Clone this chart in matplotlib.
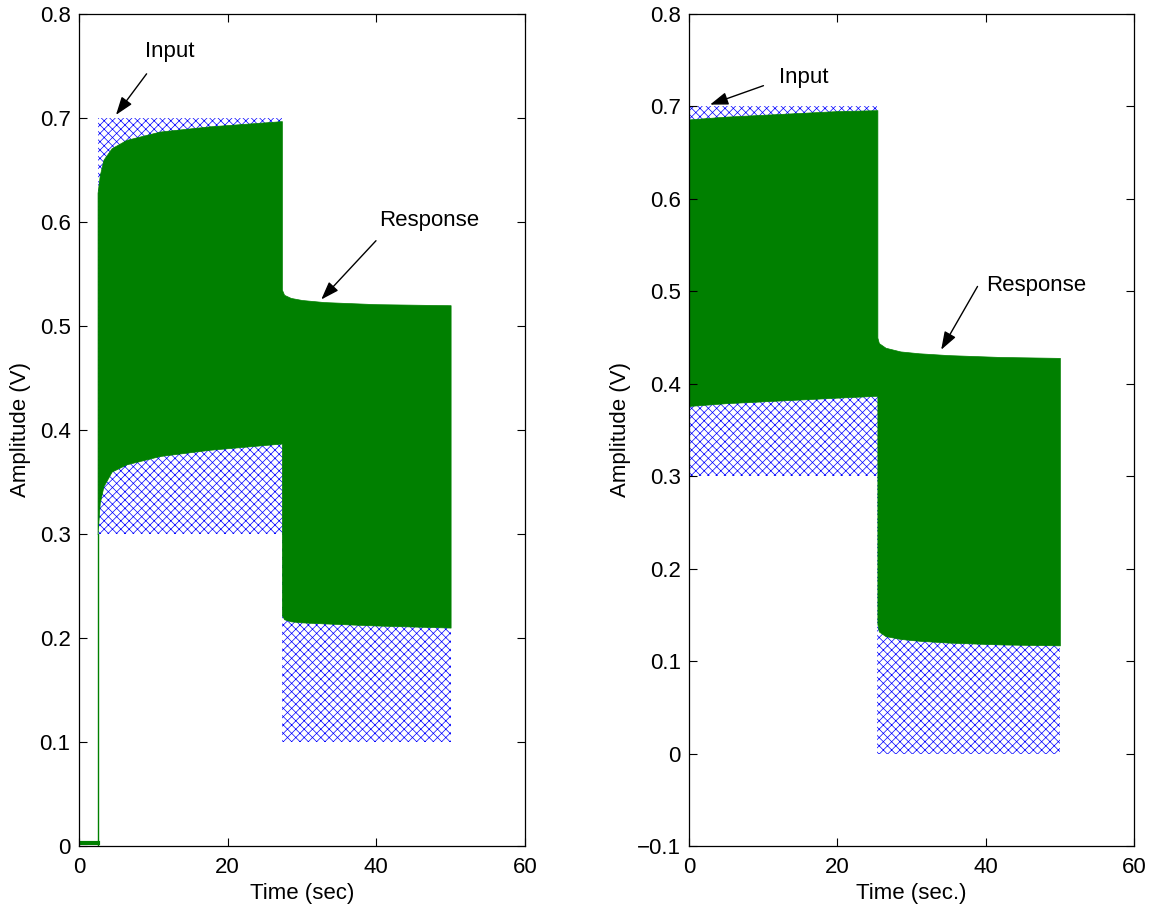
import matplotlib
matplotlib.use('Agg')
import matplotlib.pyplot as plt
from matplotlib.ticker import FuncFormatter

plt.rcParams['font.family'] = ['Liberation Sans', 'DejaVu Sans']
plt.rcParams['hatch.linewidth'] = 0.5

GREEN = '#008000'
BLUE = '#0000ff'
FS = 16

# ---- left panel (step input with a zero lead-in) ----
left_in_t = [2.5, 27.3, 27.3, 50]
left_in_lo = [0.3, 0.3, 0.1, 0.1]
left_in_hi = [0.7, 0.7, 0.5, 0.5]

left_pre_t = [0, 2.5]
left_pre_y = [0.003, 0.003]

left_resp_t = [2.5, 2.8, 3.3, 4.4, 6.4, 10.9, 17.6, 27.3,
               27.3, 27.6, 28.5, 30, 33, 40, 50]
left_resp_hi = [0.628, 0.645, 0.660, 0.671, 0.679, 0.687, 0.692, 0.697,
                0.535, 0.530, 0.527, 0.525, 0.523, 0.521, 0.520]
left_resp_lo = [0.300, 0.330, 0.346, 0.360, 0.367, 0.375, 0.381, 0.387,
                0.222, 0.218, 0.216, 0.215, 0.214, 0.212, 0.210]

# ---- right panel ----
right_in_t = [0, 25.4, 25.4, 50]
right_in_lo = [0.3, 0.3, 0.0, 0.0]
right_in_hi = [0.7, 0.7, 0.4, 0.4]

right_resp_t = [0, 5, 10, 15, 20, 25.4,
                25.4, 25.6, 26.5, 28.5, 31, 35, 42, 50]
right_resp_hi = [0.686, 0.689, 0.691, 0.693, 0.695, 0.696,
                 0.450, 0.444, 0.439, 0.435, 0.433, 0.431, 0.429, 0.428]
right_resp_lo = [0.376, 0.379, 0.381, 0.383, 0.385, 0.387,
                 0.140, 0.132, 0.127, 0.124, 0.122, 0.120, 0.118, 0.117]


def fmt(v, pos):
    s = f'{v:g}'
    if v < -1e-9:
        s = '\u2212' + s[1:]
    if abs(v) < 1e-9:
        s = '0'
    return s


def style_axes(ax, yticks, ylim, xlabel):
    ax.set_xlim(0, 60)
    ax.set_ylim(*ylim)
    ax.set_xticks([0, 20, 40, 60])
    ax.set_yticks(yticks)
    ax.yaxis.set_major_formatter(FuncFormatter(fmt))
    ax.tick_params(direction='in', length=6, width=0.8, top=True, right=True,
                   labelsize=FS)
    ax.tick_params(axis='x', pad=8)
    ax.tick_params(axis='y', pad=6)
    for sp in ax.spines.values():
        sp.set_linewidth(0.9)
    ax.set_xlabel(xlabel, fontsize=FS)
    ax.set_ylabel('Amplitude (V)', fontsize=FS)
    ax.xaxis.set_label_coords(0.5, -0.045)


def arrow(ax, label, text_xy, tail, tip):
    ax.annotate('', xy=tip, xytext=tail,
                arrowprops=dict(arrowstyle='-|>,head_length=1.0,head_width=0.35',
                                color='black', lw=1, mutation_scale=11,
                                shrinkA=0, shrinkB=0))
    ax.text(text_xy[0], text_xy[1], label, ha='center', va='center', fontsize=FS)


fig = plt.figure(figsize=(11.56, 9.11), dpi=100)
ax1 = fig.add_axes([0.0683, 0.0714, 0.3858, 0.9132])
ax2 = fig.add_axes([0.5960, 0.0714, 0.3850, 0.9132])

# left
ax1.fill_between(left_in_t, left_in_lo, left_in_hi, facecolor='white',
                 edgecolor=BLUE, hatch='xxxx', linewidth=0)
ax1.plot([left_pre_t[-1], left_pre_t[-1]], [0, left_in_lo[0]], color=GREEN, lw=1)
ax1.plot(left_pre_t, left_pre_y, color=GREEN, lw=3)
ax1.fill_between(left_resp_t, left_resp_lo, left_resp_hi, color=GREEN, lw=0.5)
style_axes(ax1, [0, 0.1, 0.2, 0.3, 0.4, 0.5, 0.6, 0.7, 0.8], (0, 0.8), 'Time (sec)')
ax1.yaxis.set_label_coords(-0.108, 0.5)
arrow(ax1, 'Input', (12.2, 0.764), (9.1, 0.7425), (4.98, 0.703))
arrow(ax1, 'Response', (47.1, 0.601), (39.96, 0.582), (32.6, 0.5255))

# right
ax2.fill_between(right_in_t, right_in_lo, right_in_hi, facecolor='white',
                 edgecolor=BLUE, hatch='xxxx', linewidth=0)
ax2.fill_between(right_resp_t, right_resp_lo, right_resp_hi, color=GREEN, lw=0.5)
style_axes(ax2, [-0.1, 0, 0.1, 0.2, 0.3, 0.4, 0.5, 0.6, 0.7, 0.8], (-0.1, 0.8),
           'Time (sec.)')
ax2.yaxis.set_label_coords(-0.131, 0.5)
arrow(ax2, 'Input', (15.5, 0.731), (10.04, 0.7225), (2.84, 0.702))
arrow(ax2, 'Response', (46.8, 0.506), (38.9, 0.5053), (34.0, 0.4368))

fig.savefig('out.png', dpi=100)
◆ ◆ ◆ ◆ ◆ ◆ ◆
Exercise aim: Please extract exactly the lines of the data, from the first through the line containing "ax.xaxis.set_label_coords(0.5, -0.045)", and add no pictures to the copy.

Solution to this task:
Clone this chart in matplotlib.
import matplotlib
matplotlib.use('Agg')
import matplotlib.pyplot as plt
from matplotlib.ticker import FuncFormatter

plt.rcParams['font.family'] = ['Liberation Sans', 'DejaVu Sans']
plt.rcParams['hatch.linewidth'] = 0.5

GREEN = '#008000'
BLUE = '#0000ff'
FS = 16

# ---- left panel (step input with a zero lead-in) ----
left_in_t = [2.5, 27.3, 27.3, 50]
left_in_lo = [0.3, 0.3, 0.1, 0.1]
left_in_hi = [0.7, 0.7, 0.5, 0.5]

left_pre_t = [0, 2.5]
left_pre_y = [0.003, 0.003]

left_resp_t = [2.5, 2.8, 3.3, 4.4, 6.4, 10.9, 17.6, 27.3,
               27.3, 27.6, 28.5, 30, 33, 40, 50]
left_resp_hi = [0.628, 0.645, 0.660, 0.671, 0.679, 0.687, 0.692, 0.697,
                0.535, 0.530, 0.527, 0.525, 0.523, 0.521, 0.520]
left_resp_lo = [0.300, 0.330, 0.346, 0.360, 0.367, 0.375, 0.381, 0.387,
                0.222, 0.218, 0.216, 0.215, 0.214, 0.212, 0.210]

# ---- right panel ----
right_in_t = [0, 25.4, 25.4, 50]
right_in_lo = [0.3, 0.3, 0.0, 0.0]
right_in_hi = [0.7, 0.7, 0.4, 0.4]

right_resp_t = [0, 5, 10, 15, 20, 25.4,
                25.4, 25.6, 26.5, 28.5, 31, 35, 42, 50]
right_resp_hi = [0.686, 0.689, 0.691, 0.693, 0.695, 0.696,
                 0.450, 0.444, 0.439, 0.435, 0.433, 0.431, 0.429, 0.428]
right_resp_lo = [0.376, 0.379, 0.381, 0.383, 0.385, 0.387,
                 0.140, 0.132, 0.127, 0.124, 0.122, 0.120, 0.118, 0.117]


def fmt(v, pos):
    s = f'{v:g}'
    if v < -1e-9:
        s = '\u2212' + s[1:]
    if abs(v) < 1e-9:
        s = '0'
    return s


def style_axes(ax, yticks, ylim, xlabel):
    ax.set_xlim(0, 60)
    ax.set_ylim(*ylim)
    ax.set_xticks([0, 20, 40, 60])
    ax.set_yticks(yticks)
    ax.yaxis.set_major_formatter(FuncFormatter(fmt))
    ax.tick_params(direction='in', length=6, width=0.8, top=True, right=True,
                   labelsize=FS)
    ax.tick_params(axis='x', pad=8)
    ax.tick_params(axis='y', pad=6)
    for sp in ax.spines.values():
        sp.set_linewidth(0.9)
    ax.set_xlabel(xlabel, fontsize=FS)
    ax.set_ylabel('Amplitude (V)', fontsize=FS)
    ax.xaxis.set_label_coords(0.5, -0.045)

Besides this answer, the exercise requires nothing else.